Mom was a shopper and she loved clothes. Nice clothes. Before she died, she had taken much of her very expensive wardrobe to a consignment store from where my father is still receiving checks in the mail. We bagged up most everything else and donated it. Some items are left in the closet for the granddaughters to rummage through, as they are the only ones who can fit into her small-sized clothes.

Dad is coping as well as anyone can who lost his wife of 60 years. He also lost his driver’s license earlier in the year, so he’s had a double whammy. Not that one should compare driving to a wife, but there is a loss of independence that comes with not driving anymore. He’s still mourning his car. The family’s focus has turned to him, his physical and emotional well-being, and a new life that he is rebuilding at 82 years old.

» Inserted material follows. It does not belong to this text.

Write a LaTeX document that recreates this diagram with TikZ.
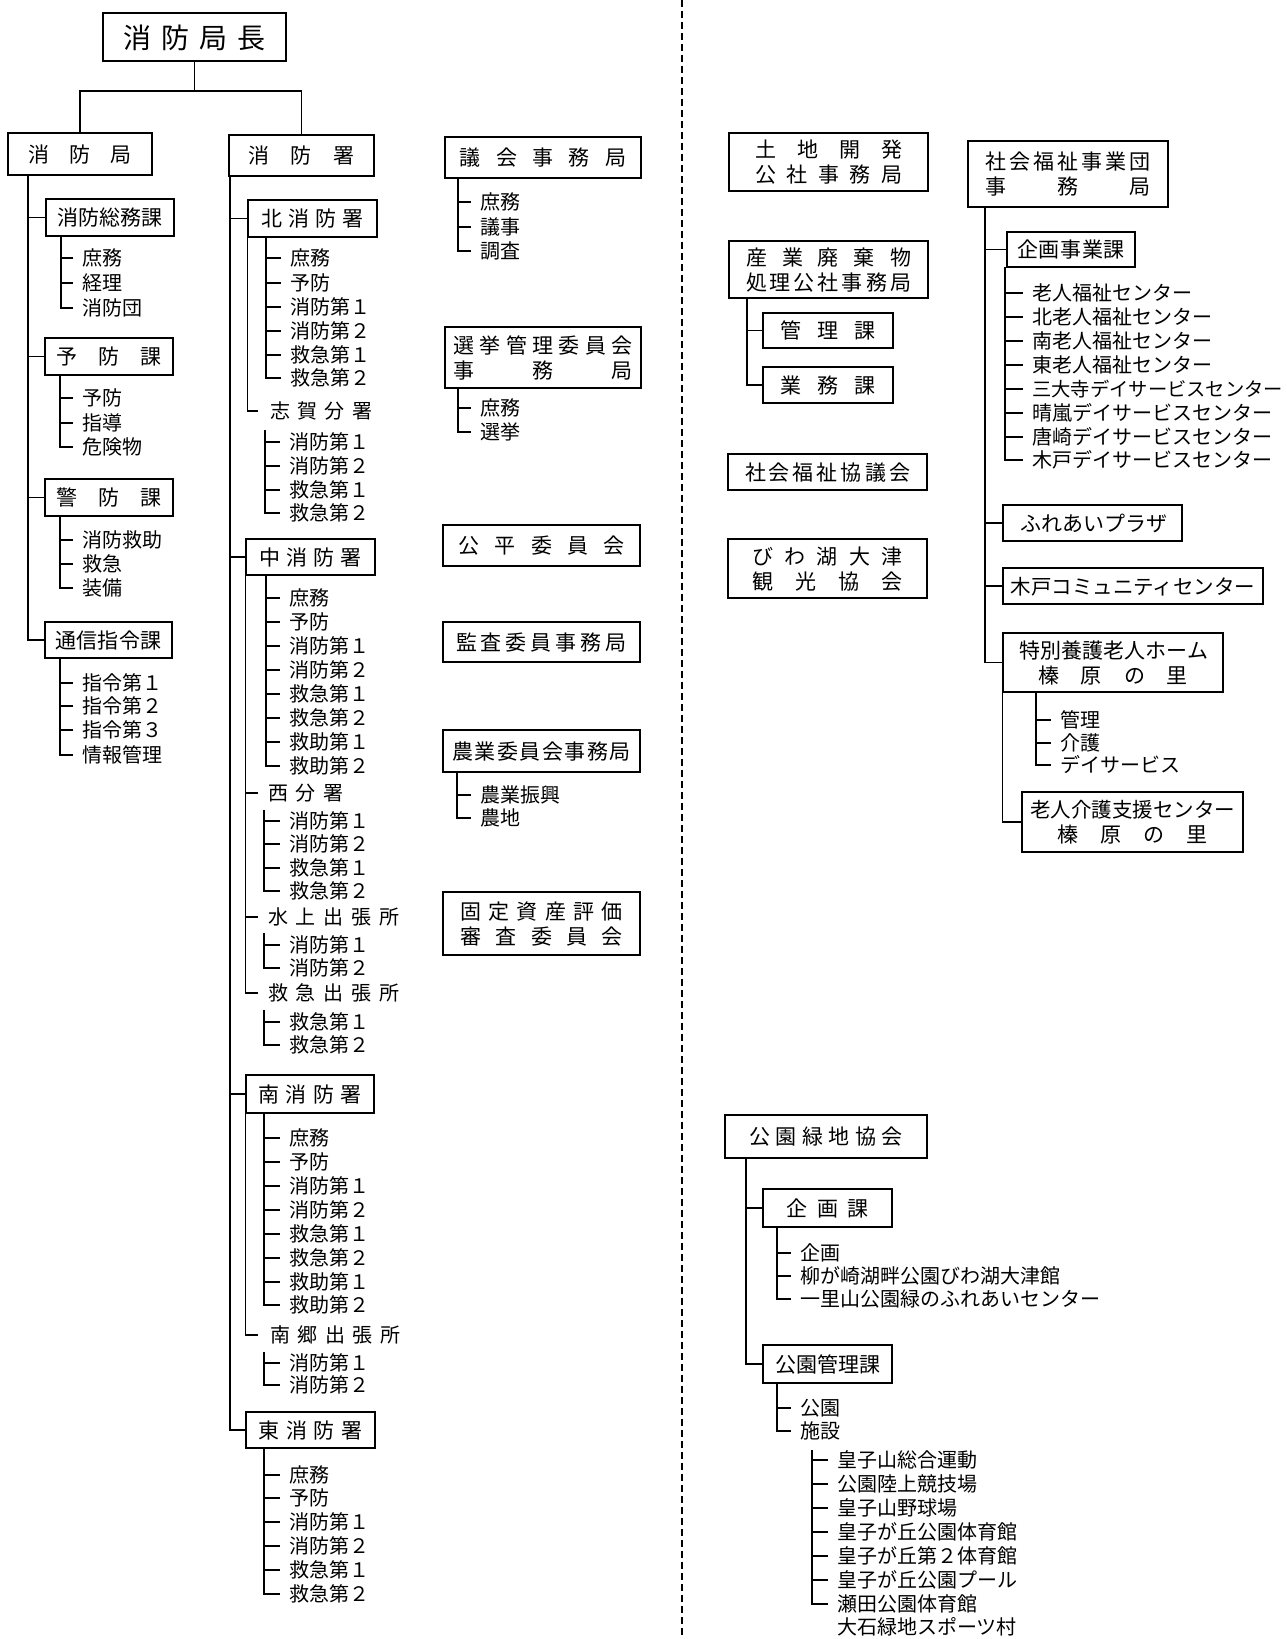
\documentclass[tikz,border=0pt]{standalone}
\usepackage{fontspec}
\setmainfont{Noto Sans CJK JP}
\usetikzlibrary{fit}
\newcommand\sprd[2]{\makebox[#1][s]{\spaceskip=0pt plus 1fil\relax #2}}
\newcommand\itemlist[5]{%
  \foreach \yy/\lbl [count=\nn, remember=\yy as \py (initially #3)] in {#5}{%
    \node[ent] (#1\nn) at (#4,\yy) {\lbl};
    \draw[conn] (#2,\py) |- ([xshift=-9pt]#1\nn.west);
  }}
% one-line box: name, x1, y1, x2, y2, text
\newcommand\bx[6]{%
  \node[obox, fit={(#2,#3) (#4,#5)}] (#1) {};
  \node[btxt] (#1t) at (#1.center) {#6};}
% two-line box: name, x1, y1, x2, y2, line 1, line 2
\newcommand\bxx[7]{%
  \node[obox, fit={(#2,#3) (#4,#5)}] (#1) {};
  \node[btxt] (#1a) at ([yshift=12.5pt]#1.center) {#6};
  \node[btxt] (#1b) at ([yshift=-12.5pt]#1.center) {#7};}
\begin{document}
\begin{tikzpicture}[x=1pt,y=-1pt,
  obox/.style={draw, line width=1.6pt, inner sep=0pt},
  btxt/.style={inner sep=0pt, font=\fontsize{21}{26}\selectfont, text height=18pt, text depth=2pt},
  conn/.style={line width=1.4pt},
  ent/.style={anchor=west, inner sep=0pt, font=\fontsize{20}{24}\selectfont, text height=17pt, text depth=2pt},
  divider/.style={line width=1.3pt, dash pattern=on 7pt off 4pt}]
\useasboundingbox (0,0) rectangle (1286,1639);
\fill[white] (0,0) rectangle (1286,1639);
% divider
\coordinate (dtop) at (682,0);
\coordinate (dbot) at (682,1639);
\draw[divider] (dtop) -- (dbot);
% chief
\node[obox, line width=2pt, fit={(103,13) (286,61)}] (chief) {};
\node[btxt, font=\fontsize{28}{32}\selectfont, text height=24pt, text depth=3pt] (chieft) at ([yshift=-1pt]chief.center) {\sprd{142pt}{消 防 局 長}};
\bx{kyoku}{8}{133}{152}{175}{\sprd{104pt}{消 防 局}}
\bx{sho}{229}{135}{374}{176}{\sprd{106pt}{消 防 署}}
\coordinate (jn) at (194,91);
\draw[conn] (chief.south) -- (chief.south |- jn);
\draw[conn] (kyoku.north) -- (kyoku.north |- jn) -- (sho.north |- jn) -- (sho.north);
% left column
\bx{soumu}{46}{199}{174}{236}{\sprd{106pt}{消 防 総 務 課}}
\bx{yobo}{45}{338}{173}{375}{\sprd{105pt}{予 防 課}}
\bx{keibo}{45}{479}{173}{516}{\sprd{105pt}{警 防 課}}
\bx{tsushin}{45}{622}{172}{658}{\sprd{106pt}{通 信 指 令 課}}
\coordinate (kt) at (28,175);
\foreach \b in {soumu,yobo,keibo,tsushin} \draw[conn] (kt) |- (\b.west);
\itemlist{sa}{61}{236}{82}{258/庶務,283/経理,308/消防団}
\itemlist{ya}{60}{375}{82}{398/予防,423/指導,447/危険物}
\itemlist{ka}{60}{516}{82}{540/消防救助,564/救急,588/装備}
\itemlist{ta}{60}{658}{82}{683/指令第１,706/指令第２,730/指令第３,755/情報管理}
% fire stations
\bx{kita}{248}{200}{377}{237}{\sprd{103pt}{北 消 防 署}}
\bx{naka}{246}{539}{375}{575}{\sprd{103pt}{中 消 防 署}}
\bx{minami}{246}{1075}{374}{1113}{\sprd{104pt}{南 消 防 署}}
\bx{higashi}{246}{1412}{375}{1448}{\sprd{104pt}{東 消 防 署}}
\coordinate (st) at (230,176);
\foreach \b in {kita,naka,minami,higashi} \draw[conn] (st) |- (\b.west);
\itemlist{kl}{266}{237}{290}{258/庶務,283/予防,307/消防第１,331/消防第２,355/救急第１,378/救急第２}
\node[ent] (shiga) at (270,411) {\sprd{102pt}{志 賀 分 署}};
\draw[conn] (kita.south west) |- ([xshift=-12pt]shiga.west);
\itemlist{sg}{265}{430}{289}{442/消防第１,466/消防第２,490/救急第１,513/救急第２}
\itemlist{nk}{266}{575}{289}{598/庶務,622/予防,646/消防第１,670/消防第２,694/救急第１,718/救急第２,742/救助第１,766/救助第２}
\node[ent] (nishi) at (268,793) {\sprd{75pt}{西 分 署}};
\node[ent] (suijo) at (268,917) {\sprd{131pt}{水 上 出 張 所}};
\node[ent] (kyuq) at (268,993) {\sprd{131pt}{救 急 出 張 所}};
\foreach \b in {nishi,suijo,kyuq} \draw[conn] (naka.south west) |- ([xshift=-10pt]\b.west);
\itemlist{ns}{264}{810}{289}{821/消防第１,844/消防第２,868/救急第１,891/救急第２}
\itemlist{sj}{264}{933}{289}{945/消防第１,968/消防第２}
\itemlist{kq}{264}{1010}{289}{1022/救急第１,1045/救急第２}
\itemlist{mn}{264}{1113}{289}{1138/庶務,1162/予防,1186/消防第１,1210/消防第２,1234/救急第１,1258/救急第２,1282/救助第１,1305/救助第２}
\node[ent] (nango) at (270,1335) {\sprd{130pt}{南 郷 出 張 所}};
\draw[conn] (minami.south west) |- ([xshift=-12pt]nango.west);
\itemlist{ng}{264}{1352}{289}{1363/消防第１,1385/消防第２}
\itemlist{hg}{264}{1448}{289}{1475/庶務,1498/予防,1522/消防第１,1546/消防第２,1570/救急第１,1594/救急第２}
% column 3
\bx{gikai}{445}{137}{641}{178}{\sprd{167pt}{議 会 事 務 局}}
\itemlist{gk}{458}{178}{480}{202/庶務,227/議事,251/調査}
\bxx{senkyo}{445}{327}{641}{388}{\sprd{179pt}{選 挙 管 理 委 員 会}}{\sprd{179pt}{事 務 局}}
\itemlist{sk}{458}{388}{480}{408/庶務,432/選挙}
\bx{kohei}{443}{525}{640}{566}{\sprd{167pt}{公 平 委 員 会}}
\bx{kansa}{443}{622}{640}{662}{\sprd{171pt}{監 査 委 員 事 務 局}}
\bx{nogyo}{443}{730}{640}{772}{\sprd{179pt}{農 業 委 員 会 事 務 局}}
\itemlist{nj}{457}{772}{480}{795/農業振興,818/農地}
\bxx{kotei}{443}{892}{640}{955}{\sprd{162pt}{固 定 資 産 評 価}}{\sprd{162pt}{審 査 委 員 会}}
% column 4
\bxx{tochi}{729}{133}{928}{191}{\sprd{147pt}{土 地 開 発}}{\sprd{147pt}{公 社 事 務 局}}
\bxx{sanpai}{729}{241}{928}{298}{\sprd{165pt}{産 業 廃 棄 物}}{\sprd{165pt}{処 理 公 社 事 務 局}}
\bx{kanri}{763}{313}{893}{348}{\sprd{95pt}{管 理 課}}
\bx{gyomu}{763}{367}{893}{403}{\sprd{95pt}{業 務 課}}
\coordinate (sp) at (747,298);
\foreach \b in {kanri,gyomu} \draw[conn] (sp) |- (\b.west);
\bx{shakyo}{728}{454}{927}{490}{\sprd{165pt}{社 会 福 祉 協 議 会}}
\bxx{biwa}{728}{539}{927}{598}{\sprd{150pt}{び わ 湖 大 津}}{\sprd{150pt}{観 光 協 会}}
\bx{koen}{725}{1115}{927}{1158}{\sprd{153pt}{公 園 緑 地 協 会}}
\bx{kikaku}{763}{1189}{892}{1227}{\sprd{82pt}{企 画 課}}
\bx{kanrika}{763}{1345}{892}{1383}{\sprd{105pt}{公 園 管 理 課}}
\coordinate (kn) at (746,1158);
\foreach \b in {kikaku,kanrika} \draw[conn] (kn) |- (\b.west);
\itemlist{kk}{777}{1227}{800}{1253/企画,1276/柳が崎湖畔公園びわ湖大津館,1299/一里山公園緑のふれあいセンター}
\itemlist{km}{777}{1383}{800}{1408/公園,1431/施設}
\itemlist{fc}{812}{1450}{837}{1460/皇子山総合運動,1484/公園陸上競技場,1508/皇子山野球場,1532/皇子が丘公園体育館,1556/皇子が丘第２体育館,1580/皇子が丘公園プール,1604/瀬田公園体育館}
\node[ent] (oishi) at (837,1627) {大石緑地スポーツ村};
% column 5
\bxx{jigyo}{968}{141}{1168}{207}{\sprd{165pt}{社 会 福 祉 事 業 団}}{\sprd{165pt}{事 務 局}}
\bx{kikakuj}{1007}{232}{1135}{267}{\sprd{107pt}{企 画 事 業 課}}
\bx{fureai}{1003}{505}{1182}{541}{\sprd{145pt}{ふ れ あ い プ ラ ザ}}
\bx{kidoc}{1003}{568}{1263}{604}{\fontsize{20.5}{24}\selectfont 木戸コミュニティセンター}
\bxx{tokuyo}{1003}{633}{1223}{692}{\sprd{188pt}{特 別 養 護 老 人 ホ ー ム}}{\sprd{150pt}{榛 原 の 里}}
\bxx{shien}{1022}{792}{1243}{852}{\fontsize{20.5}{24}\selectfont 老人介護支援センター}{\sprd{150pt}{榛 原 の 里}}
\coordinate (jt) at (985,207);
\foreach \b in {kikakuj,fureai,kidoc,tokuyo} \draw[conn] (jt) |- (\b.west);
\itemlist{kj}{1005}{267}{1032}{293/老人福祉センター,317/北老人福祉センター,341/南老人福祉センター,365/東老人福祉センター,389/{\fontsize{19.3}{24}\selectfont 三大寺デイサービスセンター},413/晴嵐デイサービスセンター,437/唐崎デイサービスセンター,460/木戸デイサービスセンター}
\itemlist{ty}{1036}{692}{1060}{720/管理,743/介護,765/デイサービス}
\draw[conn] (tokuyo.south west) |- (shien.west);
\end{tikzpicture}
\end{document}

We were never allowed to look in the safe my parents had in their home, but I knew it was filled with jewelry, as mom also loved bling. I always called it The Vault to annoy her. “Show me what’s in The Vault,” I would plead. She would always say “next time.” Now I go into The Vault and play with the jewelry like when I was a kid playing with her costume jewelry in her 1960’s jewelry box. Dad tries to recall where each piece came from, but many things are not remembered.
I’m not sure what I’m learning from this experience, but I’m trying to gain something from it. Anything that is this life-changing must bring something to gain. Maybe the best part is that my sister is committed to coming to visit once a month. It makes my dad happy. My mother would approve of that.
So, as Mother’s Day approaches, I think about it and realize I don’t really feel a great loss attached to the day. I feel the loss every day. All kids ask why there isn’t a Children’s Day and all kids get the same answer. I now feel the same about Mother’s Day: Everyday is Mother’s Day, when you don’t have your mother around anymore.